また、上述の実施形態では、電界効果トランジスタ420のソース・ドレイン間を短絡するためのスイッチとしてフォトモスリレー430を用いたので、安価に装置を構成することができる。
【0058】
(変形例)
次に、上述の実施形態の変形例を説明する。
図3は、上述の実施形態の変形例による電力変換装置2の構成を示す。この変形例による電力変換装置2は、上述の実施形態による
図1に示す電力変換装置1の構成において、抵抗R5が省かれ、抵抗R4が電源電圧Vccの電源ノードとフォトダイオードPDとの間に移動され、pnp型トランジスタQ2のベースが抵抗R4とフォトダイオードPDとの間のノードに接続されている。その他の構成は、
図1に示すものと同一である。
【0059】
上述の
図1に示した電力変換装置1によれば、計時部442が所定期間の終了を計時するまで、第2制御信号SGは発生されないが、
図3に示す変形例では、第2制御信号SGとして、定常的に電源電圧Vccのレベルが抵抗R6の一端に印加されている。
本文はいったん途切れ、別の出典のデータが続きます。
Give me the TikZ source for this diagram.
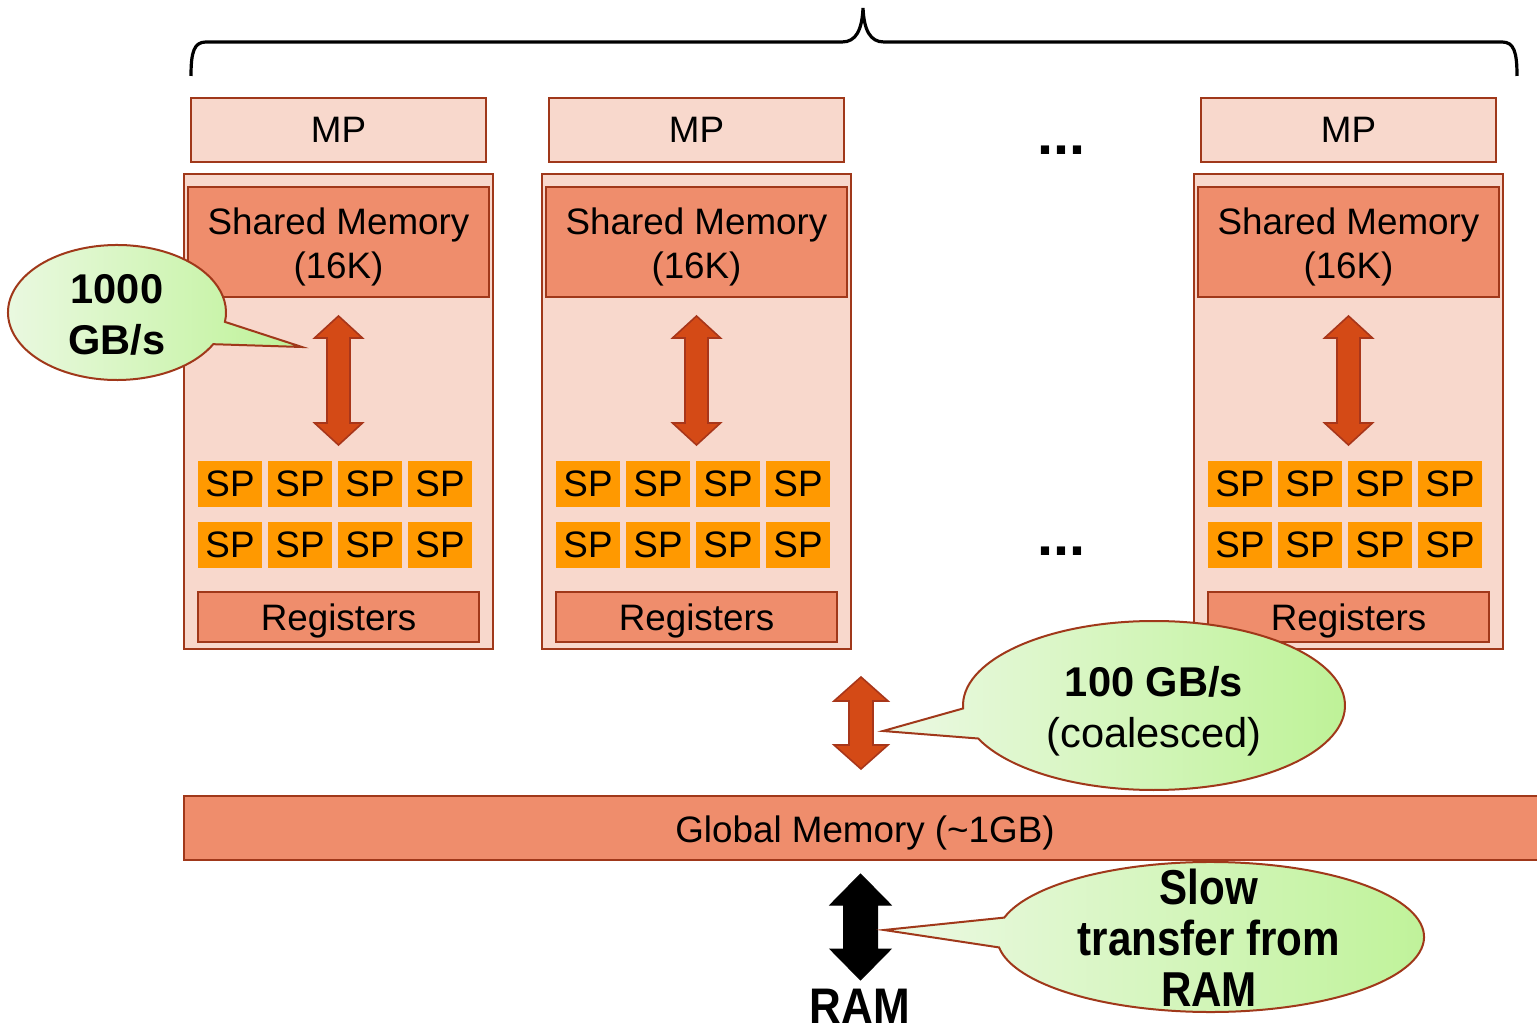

従って時刻t3で計時部442が計時を終了するまでの所定期間においても、電界効果トランジスタ420を導通させるための第2制御信号SGが発生された状態となっている。
【0060】
ここで、時刻t3までは前述のようにフォトモスリレーPRがオン状態にあるので、電界効果トランジスタ420のゲート・ソース間が短絡され、そのゲート電圧Vgsはグランドレベルに維持される。このため、第2制御信号SGが発生された状態にあっても、上述の電力変換装置1と同様に、時刻t3までは電界効果トランジスタ420が非導通状態に制御される。従って、上述の電力変換装置1と同様に電界効果トランジスタ420を突入電流Irushから保護することができる。
この変形例によれば、上述の電力変換装置1と比較して、抵抗R5を備えないので、構成を簡略化することができる。
【0061】
以上、本発明の実施形態を説明したが、本発明は上述の実施形態に限定されるものではなく、本発明の要旨を逸脱しない範囲で種々の変形が可能である。例えば、上述の実施形態では、電源ラインDHの電圧VDHから電源の投入を検知するものとしたが、この例に限定されず、スイッチSWの投入を検知することにより、電源の投入を検知するものとしてもよい。